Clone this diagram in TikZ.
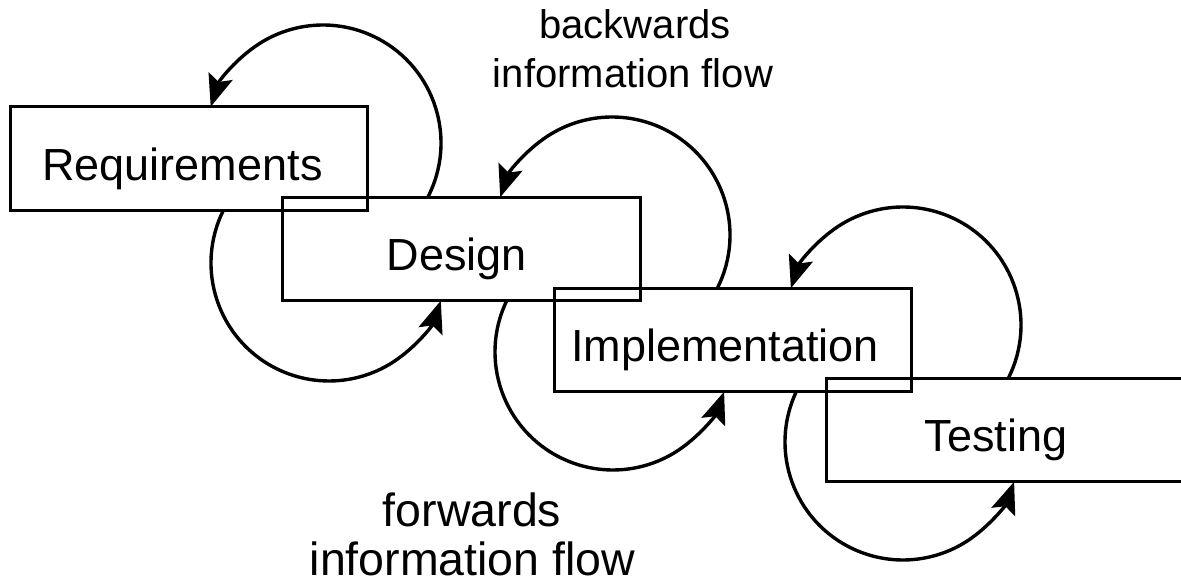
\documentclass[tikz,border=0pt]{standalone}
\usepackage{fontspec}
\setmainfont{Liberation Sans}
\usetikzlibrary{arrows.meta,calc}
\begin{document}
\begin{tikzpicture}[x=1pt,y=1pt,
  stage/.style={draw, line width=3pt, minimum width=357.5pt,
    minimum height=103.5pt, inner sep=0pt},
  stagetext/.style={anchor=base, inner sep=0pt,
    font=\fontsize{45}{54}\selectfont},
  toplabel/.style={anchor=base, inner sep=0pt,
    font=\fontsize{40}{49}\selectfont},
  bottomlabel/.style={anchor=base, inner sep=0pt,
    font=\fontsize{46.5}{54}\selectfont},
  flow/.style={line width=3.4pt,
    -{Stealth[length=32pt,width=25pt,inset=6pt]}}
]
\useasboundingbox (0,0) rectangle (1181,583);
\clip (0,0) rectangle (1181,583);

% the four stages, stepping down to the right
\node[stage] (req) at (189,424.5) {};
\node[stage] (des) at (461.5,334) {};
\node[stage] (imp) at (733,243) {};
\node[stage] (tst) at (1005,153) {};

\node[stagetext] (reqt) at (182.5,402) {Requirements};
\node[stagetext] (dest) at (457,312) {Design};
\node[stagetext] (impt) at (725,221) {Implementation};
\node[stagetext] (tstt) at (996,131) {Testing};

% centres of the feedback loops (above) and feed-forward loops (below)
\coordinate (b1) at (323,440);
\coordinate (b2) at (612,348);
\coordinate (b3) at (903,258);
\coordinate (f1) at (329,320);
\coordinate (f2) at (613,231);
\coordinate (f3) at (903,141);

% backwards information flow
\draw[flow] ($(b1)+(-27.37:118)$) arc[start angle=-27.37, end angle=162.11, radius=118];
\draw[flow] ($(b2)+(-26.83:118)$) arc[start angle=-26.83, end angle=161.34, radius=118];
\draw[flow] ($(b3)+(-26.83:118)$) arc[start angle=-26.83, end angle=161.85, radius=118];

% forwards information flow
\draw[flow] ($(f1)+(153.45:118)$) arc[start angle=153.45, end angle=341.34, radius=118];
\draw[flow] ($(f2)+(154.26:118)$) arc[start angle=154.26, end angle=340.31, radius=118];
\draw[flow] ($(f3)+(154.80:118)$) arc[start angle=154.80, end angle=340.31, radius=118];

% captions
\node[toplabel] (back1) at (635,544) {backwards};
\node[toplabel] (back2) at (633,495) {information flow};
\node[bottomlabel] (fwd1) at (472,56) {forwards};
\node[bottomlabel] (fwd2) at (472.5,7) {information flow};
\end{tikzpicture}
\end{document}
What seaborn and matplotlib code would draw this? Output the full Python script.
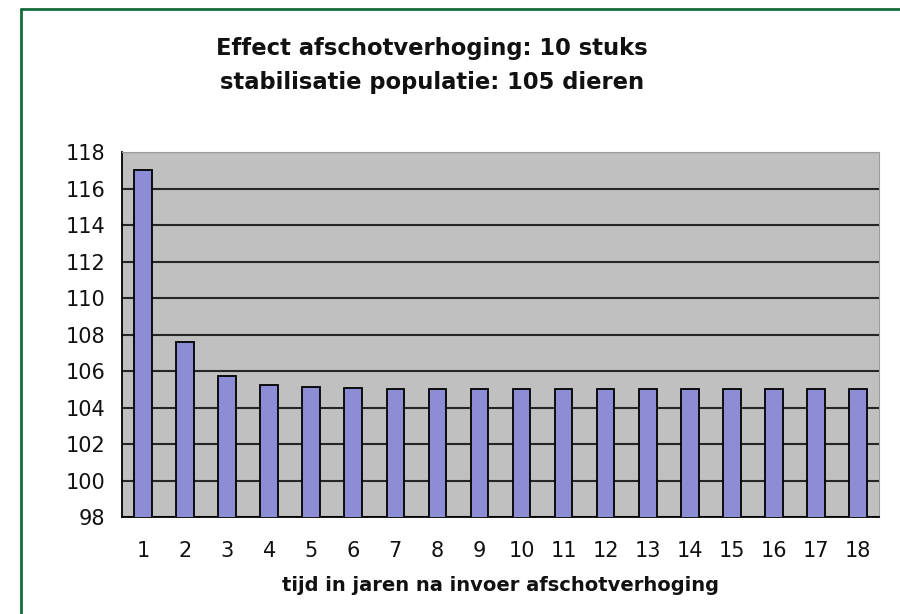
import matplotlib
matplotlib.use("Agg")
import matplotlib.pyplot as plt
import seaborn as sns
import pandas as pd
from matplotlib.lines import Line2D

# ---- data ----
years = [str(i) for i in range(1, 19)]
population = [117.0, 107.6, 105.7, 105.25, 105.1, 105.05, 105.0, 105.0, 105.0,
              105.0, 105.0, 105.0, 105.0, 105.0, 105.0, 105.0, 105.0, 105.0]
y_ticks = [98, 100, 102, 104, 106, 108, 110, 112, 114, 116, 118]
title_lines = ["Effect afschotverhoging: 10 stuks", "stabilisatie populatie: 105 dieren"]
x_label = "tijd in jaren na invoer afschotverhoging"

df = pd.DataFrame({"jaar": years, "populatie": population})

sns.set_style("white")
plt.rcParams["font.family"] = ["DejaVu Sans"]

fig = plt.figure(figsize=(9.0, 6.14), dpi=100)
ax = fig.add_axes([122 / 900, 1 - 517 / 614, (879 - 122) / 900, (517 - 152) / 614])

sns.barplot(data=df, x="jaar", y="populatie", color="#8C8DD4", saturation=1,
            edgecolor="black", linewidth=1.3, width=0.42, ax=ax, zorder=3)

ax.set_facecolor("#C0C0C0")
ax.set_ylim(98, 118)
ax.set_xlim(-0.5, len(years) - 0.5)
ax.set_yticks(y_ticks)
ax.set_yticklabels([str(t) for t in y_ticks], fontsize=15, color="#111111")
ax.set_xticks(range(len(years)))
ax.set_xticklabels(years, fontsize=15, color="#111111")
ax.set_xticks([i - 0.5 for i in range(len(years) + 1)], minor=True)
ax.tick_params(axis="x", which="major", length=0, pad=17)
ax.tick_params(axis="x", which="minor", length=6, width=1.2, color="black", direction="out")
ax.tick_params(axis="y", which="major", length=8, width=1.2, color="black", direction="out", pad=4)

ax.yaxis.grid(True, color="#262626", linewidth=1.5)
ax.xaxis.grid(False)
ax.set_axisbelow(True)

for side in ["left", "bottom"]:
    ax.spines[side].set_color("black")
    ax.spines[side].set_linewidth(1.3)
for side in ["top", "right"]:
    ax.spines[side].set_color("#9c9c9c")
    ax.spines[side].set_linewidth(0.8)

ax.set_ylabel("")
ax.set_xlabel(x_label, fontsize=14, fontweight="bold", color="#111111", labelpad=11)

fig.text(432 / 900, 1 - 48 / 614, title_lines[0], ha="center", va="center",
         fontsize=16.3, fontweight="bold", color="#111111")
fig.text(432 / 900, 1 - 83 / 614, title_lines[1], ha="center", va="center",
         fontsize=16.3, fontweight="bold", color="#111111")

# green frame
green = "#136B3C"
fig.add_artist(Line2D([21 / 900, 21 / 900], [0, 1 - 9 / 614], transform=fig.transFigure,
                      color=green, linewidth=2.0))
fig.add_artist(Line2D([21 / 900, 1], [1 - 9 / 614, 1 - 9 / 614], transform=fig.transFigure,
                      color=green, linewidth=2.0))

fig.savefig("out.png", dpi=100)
*****
Direction » Set down nothing but the lines from the one holding "What seaborn and" through the one holding "width=0.42, ax=ax, zorder=3)", both included, exactly as they appear; any picture is left out.

Written reply »
What seaborn and matplotlib code would draw this? Output the full Python script.
import matplotlib
matplotlib.use("Agg")
import matplotlib.pyplot as plt
import seaborn as sns
import pandas as pd
from matplotlib.lines import Line2D

# ---- data ----
years = [str(i) for i in range(1, 19)]
population = [117.0, 107.6, 105.7, 105.25, 105.1, 105.05, 105.0, 105.0, 105.0,
              105.0, 105.0, 105.0, 105.0, 105.0, 105.0, 105.0, 105.0, 105.0]
y_ticks = [98, 100, 102, 104, 106, 108, 110, 112, 114, 116, 118]
title_lines = ["Effect afschotverhoging: 10 stuks", "stabilisatie populatie: 105 dieren"]
x_label = "tijd in jaren na invoer afschotverhoging"

df = pd.DataFrame({"jaar": years, "populatie": population})

sns.set_style("white")
plt.rcParams["font.family"] = ["DejaVu Sans"]

fig = plt.figure(figsize=(9.0, 6.14), dpi=100)
ax = fig.add_axes([122 / 900, 1 - 517 / 614, (879 - 122) / 900, (517 - 152) / 614])

sns.barplot(data=df, x="jaar", y="populatie", color="#8C8DD4", saturation=1,
            edgecolor="black", linewidth=1.3, width=0.42, ax=ax, zorder=3)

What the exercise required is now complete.